Il alla alors sur le terrain créer une nouvelle troupe plongeant ses racines dans le terroir. Le Festival de Saïdia de 1980 lui en offrit l’occasion. En prenant part à sa préparation, il découvrit que la région de l’Oriental regorgeait de styles de danse régionaux, genre laâlaoui, n’hari, reggada, outat l’haj, des belles danses célébrant souvent la guerre et le cheval. Il fallait y puiser le meilleur et l’intégrer dans ses spectacles.

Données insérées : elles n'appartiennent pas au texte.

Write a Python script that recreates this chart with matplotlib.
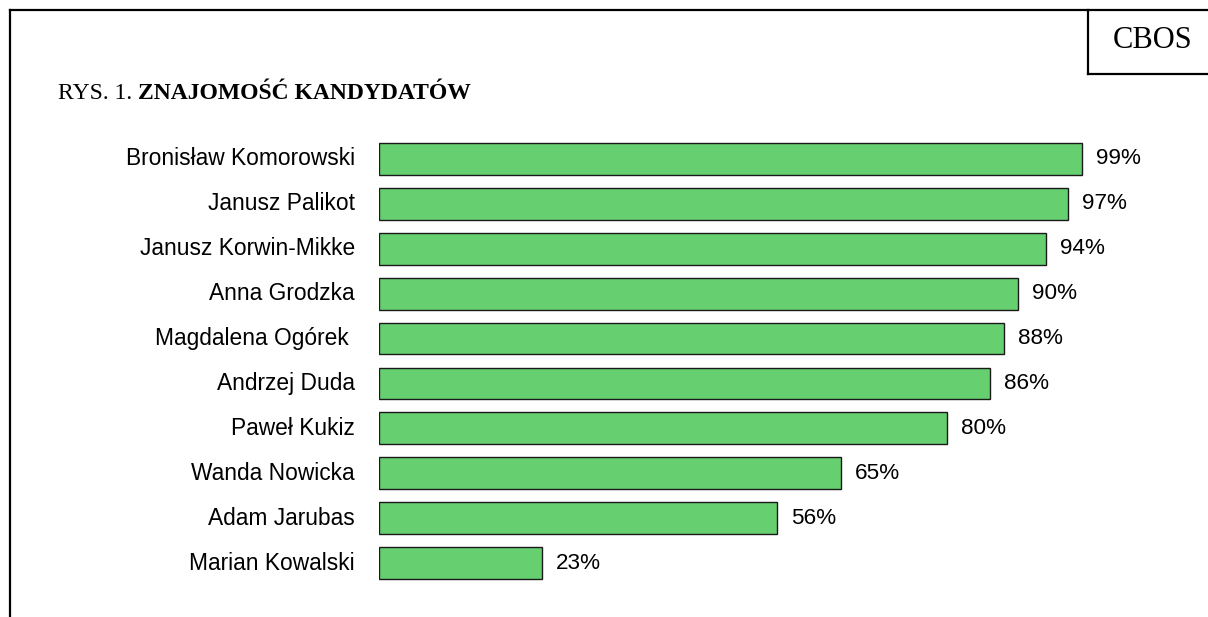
import matplotlib
matplotlib.use('Agg')
import matplotlib.pyplot as plt
from matplotlib.lines import Line2D

# Candidates and how many respondents know them (%)
candidates = ['Bronisław Komorowski', 'Janusz Palikot', 'Janusz Korwin-Mikke',
              'Anna Grodzka', 'Magdalena Ogórek ', 'Andrzej Duda', 'Paweł Kukiz',
              'Wanda Nowicka', 'Adam Jarubas', 'Marian Kowalski']
known = [99, 97, 94, 90, 88, 86, 80, 65, 56, 23]

W, H = 1208, 617
fig = plt.figure(figsize=(W / 100, H / 100), dpi=100)

# Axes placed so that 0% sits at x=379 px and 100% at x=1089 px
ax = fig.add_axes([379 / W, 1 - 585.5 / H, 710 / W, 449 / H])
pos = list(range(len(candidates)))
ax.barh(pos, known, height=0.71, color='#66cf70', edgecolor='#1a1a1a', linewidth=1.0)
ax.set_xlim(0, 100)
ax.set_ylim(len(candidates) - 0.5, -0.5)
ax.axis('off')

for y, name, v in zip(pos, candidates, known):
    ax.annotate(name, xy=(0, y), xytext=(-24, 0), textcoords='offset pixels',
                ha='right', va='center', fontsize=16.4, family='Liberation Sans')
    ax.annotate(f'{v}%', xy=(v, y), xytext=(14, 0), textcoords='offset pixels',
                ha='left', va='center', fontsize=16.2, family='Liberation Sans')

# Title: normal part followed by bold part
t1 = fig.text(58 / W, 1 - 99 / H, 'RYS. 1. ', fontsize=17, family='Liberation Serif',
              ha='left', va='baseline')
fig.canvas.draw()
ax.annotate('ZNAJOMOŚĆ KANDYDATÓW', xy=(1, 0), xycoords=t1, ha='left', va='bottom',
            fontsize=17, family='Liberation Serif', fontweight='bold',
            annotation_clip=False)

# Page frame and CBOS box
lw = 1.6
fig.add_artist(Line2D([10 / W, 10 / W], [0, 1 - 10 / H], color='black', lw=lw))
fig.add_artist(Line2D([10 / W, 1], [1 - 10 / H, 1 - 10 / H], color='black', lw=lw))
fig.add_artist(Line2D([1088 / W, 1088 / W], [1 - 10 / H, 1 - 74 / H], color='black', lw=lw))
fig.add_artist(Line2D([1088 / W, 1], [1 - 74 / H, 1 - 74 / H], color='black', lw=lw))
fig.text(1153 / W, 1 - 40 / H, 'CBOS', fontsize=22, family='Liberation Serif',
         ha='center', va='center')

fig.savefig('out.png', dpi=100)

Malgré ses efforts pour s’adapter au public marocain, il est maltraité et sombre dans la dépression
Ce sera le tournant de sa carrière marocaine de danseur professionnel dont le point d’orgue fut la création, en 1986, à la demande du ministre de la culture de l’époque, Mohamed Benaïssa, d’une troupe nationale de danse composée de danseurs authentiques. 120 jeunes garçons et filles répondirent à son appel. Il en garda la moitié. Premier spectacle, à Rabat, la même année. En scène, une grande gadra. Au-dessus, une danseuse, en bas, une foule de danseurs qui donnaient le rythme en chantant a capella. Le succès fut énorme. Mais c’était aussi le début de la descente aux enfers. « Le spectacle n’a pas été du goût de certains qui sont allés s’en plaindre devant le roi Hassan II. » Une chose est sûre, le Roi, qui ne tarissait pas d’éloges sur les troupes étrangères, ne voulait, dit-on, pour la population d’autres danses que celles du folklore traditionnel. Zinoun n’a pu supporter « l’ignominie des ragots » colportés contre lui. Il sombra dans la dépression. Durant cette période sombre, la peinture lui sera d’un grand secours : de beaux tableaux portant sa signature ornent encore les murs de son salon, témoins de cette époque. Ce fut une véritable thérapie, tout comme le cinéma, vers lequel il se tournera quelques années plus tard, tout en restant fidèle à ses premières amours : la danse. Son école et sa troupe, le Ballet Zinoun qu’il fonda en 1973, sont devenus une pépinière de danseurs. Citons parmi eux Kaïss et Chems Eddine, les deux fils de Lahcen, qui y sont professeurs. Le premier est un ancien du ballet de Béjart et danseur étoile au San Francisco Ballet, le second est un ancien du Ballet royal de Flandres.